Muslim-majority countries including Indonesia, Malaysia, the United Arab Emirates and Jordan allow the import, sale and consumption of pre-slaughter stunned animals.

New Zealand, a major halal sheep meat exporter, has reportedly faced no issues from Islamic countries for adopting a similar stunning policy to that in Belgium.

However, some countries, including Pakistan, entirely prohibit the import of stunned meat.

From a regulatory point of view, Dr Muhammad Munir Chaudry, president of the Islamic Food and Nutrition Council of America (IFANCA), a Chicago-based certifier, previously told Salaam Gateway that while he advocates hand slaughter, he can “accept” some forms of stunning.

“Each religious group has the right to make its own decision on [whether to allow stunning],” he said at a halal event in April in Kuala Lumpur last year.

“To feed up to two billion people, hand slaughter is not that practical and becomes too costly. I believe the Prophet Mohammed was the most progressive person of his time. He would be adopting all the conveniences that are available today. The world has moved on.”

In Britain, the two main certification agencies, the Halal Food Authority (HFA) and the Halal Monitoring Committee (HMC), agree on many things, though their most notable difference concerns the issue of stunning animals before slaughter. HFA allows this under certain conditions.

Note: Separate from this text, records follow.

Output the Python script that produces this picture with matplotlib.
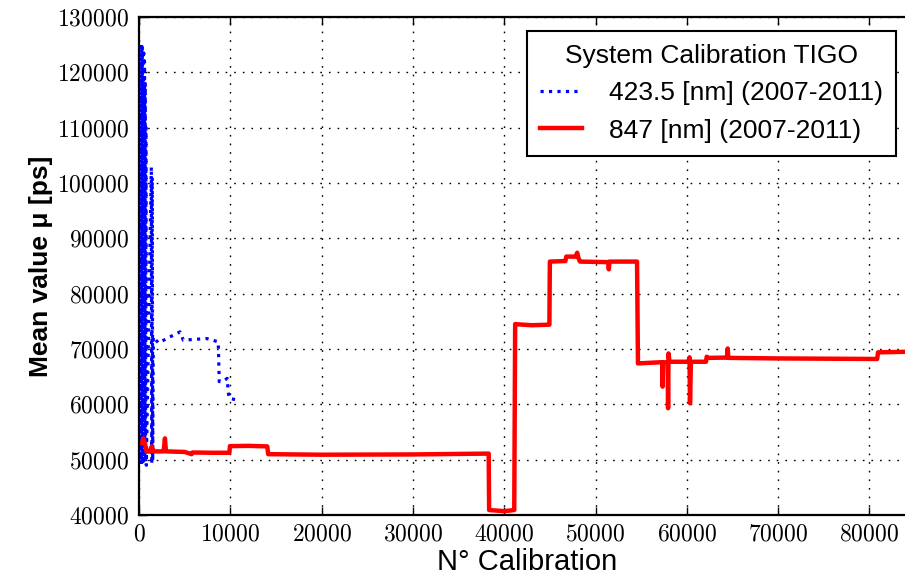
import matplotlib
matplotlib.use("Agg")
import matplotlib.pyplot as plt

# 423.5 nm (blue, dotted)
blue_x = [200, 240, 280, 320, 360, 400, 440, 480, 520, 560, 600, 640, 680, 720, 760, 800,
          1350, 1400, 1450, 1500,
          1570, 2120, 3760, 4490, 4850, 7400, 8680, 8790, 9410, 9660, 9770, 9880, 10690]
blue_y = [124800, 49200, 125000, 49500, 124500, 49000, 124000, 50000, 123500, 49300, 122000, 50500, 118000, 49500, 110000, 49000,
          102900, 49200, 101000, 49800,
          72200, 71100, 72500, 73100, 71600, 71900, 71300, 64100, 64400, 64700, 62300, 61100, 60800]

# 847 nm (red, solid)
red_x = [0, 300, 470, 600, 840, 1200, 1390, 1600, 2700, 2840, 2950, 5000, 5760, 5850, 8000, 9900,
         9960, 12000, 14050, 14150, 20000, 30000, 38300, 38350, 40000, 41100, 41200, 43000, 44950,
         45000, 46700, 46800, 47800, 48000, 48100, 48300, 51400, 51460, 51520, 54550, 54650, 57000,
         57300, 57350, 57400, 57900, 57950, 58000, 58100, 60200, 60300, 60350, 60450, 62100, 62180,
         62300, 64400, 64480, 64550, 70000, 80850, 80950, 84000]
red_y = [52900, 53000, 53850, 53200, 51450, 51500, 52400, 51500, 51500, 53850, 51500, 51400, 51000, 51300, 51250, 51250,
         52450, 52500, 52400, 51000, 50900, 50950, 51100, 40900, 40700, 40900, 74500, 74300, 74400,
         85800, 85900, 86700, 86700, 87400, 86600, 85800, 85700, 84400, 85800, 85800, 67400, 67600,
         67600, 63200, 67600, 67600, 59300, 69200, 67700, 67700, 68500, 60200, 67700, 67700, 68600,
         68400, 68450, 70100, 68400, 68300, 68200, 69400, 69500]

xticks = [0, 10000, 20000, 30000, 40000, 50000, 60000, 70000, 80000]
yticks = [40000, 50000, 60000, 70000, 80000, 90000, 100000, 110000, 120000, 130000]

plt.rcParams['axes.formatter.use_mathtext'] = True
plt.rcParams['font.family'] = ['Liberation Sans', 'DejaVu Sans']

fig = plt.figure(figsize=(9.05, 5.75), dpi=100)
# axes run a little past the right edge of the figure (cropped like the original)
ax = fig.add_axes([0.1536, 0.1043, 0.8575, 0.8661])

ax.plot(blue_x, blue_y, color='#0000ff', ls=':', lw=2.3, label='423.5 [nm] (2007-2011)')
ax.plot(red_x, red_y, color='#ff0000', ls='-', lw=3.2, label='847 [nm] (2007-2011)')

ax.set_xlim(0, 85000)
ax.set_ylim(40000, 130000)
ax.set_xticks(xticks)
ax.set_yticks(yticks)
ax.grid(True, color='black', ls=(0, (1.2, 5)), lw=1)

ax.tick_params(direction='in', top=True, right=True, length=6, width=1, labelsize=17)
ax.tick_params(axis='x', pad=6)
ax.tick_params(axis='y', pad=7)
for lab in ax.get_xticklabels() + ax.get_yticklabels():
    lab.set_fontfamily('cmr10')
for sp in ax.spines.values():
    sp.set_linewidth(1.6)

ax.set_xlabel('N° Calibration', fontsize=21, labelpad=2)
ax.set_ylabel('Mean value μ [ps]', fontsize=19, fontweight='bold', labelpad=3.5)

leg = ax.legend(title='System Calibration TIGO', loc='upper left',
                bbox_to_anchor=(527/905, 1 - 31/575), bbox_transform=fig.transFigure,
                fontsize=19, title_fontsize=19, fancybox=False, framealpha=1,
                edgecolor='black', borderaxespad=0, borderpad=0.5,
                handlelength=1.6, handletextpad=1.0, labelspacing=0.5)
leg.get_frame().set_linewidth(1.5)

fig.savefig('out.png', dpi=100)
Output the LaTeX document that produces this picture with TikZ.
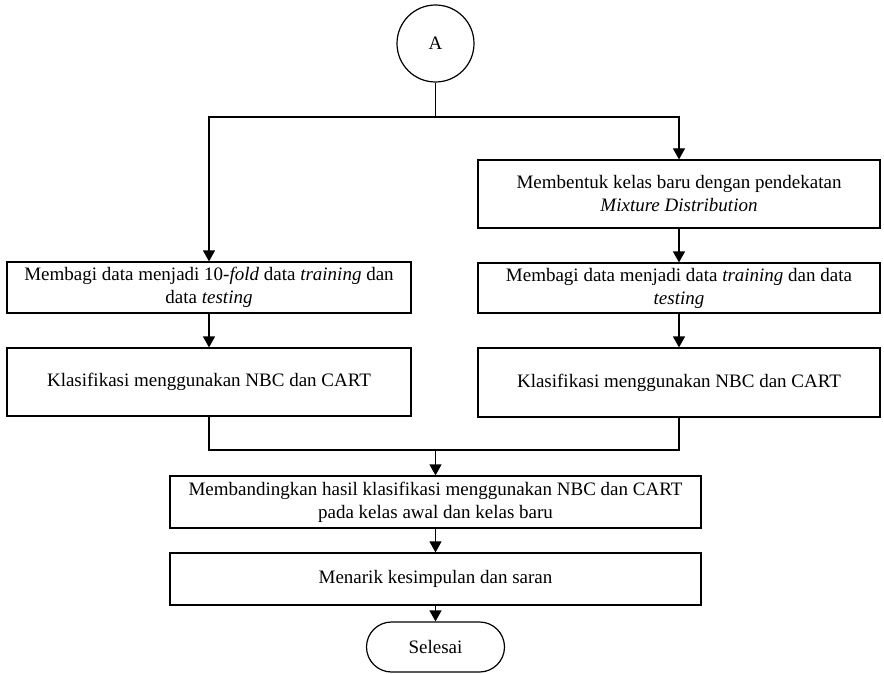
\documentclass[tikz,border=0pt]{standalone}
\usepackage{fontspec}
\setmainfont{Liberation Serif}
\usetikzlibrary{arrows.meta,shapes.misc}
\begin{document}
\begin{tikzpicture}[x=1pt,y=-1pt,
  every node/.style={font=\fontsize{19}{23}\selectfont, align=center, inner sep=0pt},
  box/.style={draw, line width=1.2pt, rectangle},
  line/.style={line width=1.2pt},
  arr/.style={line width=1.2pt, -{Triangle[width=12pt,length=11pt]}}]
\useasboundingbox (0,0) rectangle (884,674);
\node[draw, line width=1.2pt, circle, minimum size=77pt] (A) at (435.5,43.5) {A};
\node[box, minimum width=404pt, minimum height=51pt] (L1) at (209,287.5)
  {Membagi data menjadi 10-\textit{fold} data \textit{training} dan\\ data \textit{testing}};
\node[box, minimum width=404pt, minimum height=68pt] (L2) at (209,382)
  {Klasifikasi menggunakan NBC dan CART};
\node[box, minimum width=402pt, minimum height=68pt] (R1) at (679,194)
  {Membentuk kelas baru dengan pendekatan\\ \textit{Mixture Distribution}};
\node[box, minimum width=402pt, minimum height=50pt] (R2) at (679,288)
  {Membagi data menjadi data \textit{training} dan data\\ \textit{testing}};
\node[box, minimum width=402pt, minimum height=69pt] (R3) at (679,382.5)
  {Klasifikasi menggunakan NBC dan CART};
\node[box, minimum width=531pt, minimum height=52pt] (C1) at (435.5,502)
  {Membandingkan hasil klasifikasi menggunakan NBC dan CART\\ pada kelas awal dan kelas baru};
\node[box, minimum width=531pt, minimum height=52pt] (C2) at (435.5,579)
  {Menarik kesimpulan dan saran};
\node[draw, line width=1.2pt, rounded rectangle, minimum width=138pt, minimum height=50pt] (S) at (435.5,647)
  {Selesai};
\coordinate (j1) at (435.5,117);
\coordinate (m) at (435.5,450);
\draw[line] (A.south) -- (j1);
\draw[arr] (j1) -| (L1.north);
\draw[arr] (j1) -| (R1.north);
\draw[arr] (L1.south) -- (L2.north);
\draw[arr] (R1.south) -- (R2.north);
\draw[arr] (R2.south) -- (R3.north);
\draw[line] (L2.south) |- (m);
\draw[line] (R3.south) |- (m);
\draw[arr] (m) -- (C1.north);
\draw[arr] (C1.south) -- (C2.north);
\draw[arr] (C2.south) -- (S.north);
\end{tikzpicture}
\end{document}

“We are a halal certifier with good relations with mosques and the Muslim community. We approve both stunned and non-stunned slaughter,” Saqib Mohammed, HFA’s chief executive, told Salaam Gateway in July last year. 

The HMC is generally considered to be more orthodox in its interpretation of Shariah and refuses to endorse stunned slaughter in all cases.

Malaysia’s JAKIM, the world’s leading halal certification authority, allows stunning as long as it is done in accordance with Malaysian Standards MS1500, or through a method approved by the Malaysian Fatwa Council. 

The Standards and Metrology Institute of Islamic Countries (SMIIC), which sets standards within the Organisation of Islamic Cooperation, states: “All forms of stunning and concussion… shall be prohibited." However, if stunning does become necessary, perhaps to prevent an agitated animal from harming a slaughterer, SMIIC sets out regulations governing the voltage of electric stunning equipment and the length of time in which the slaughter must be carried out.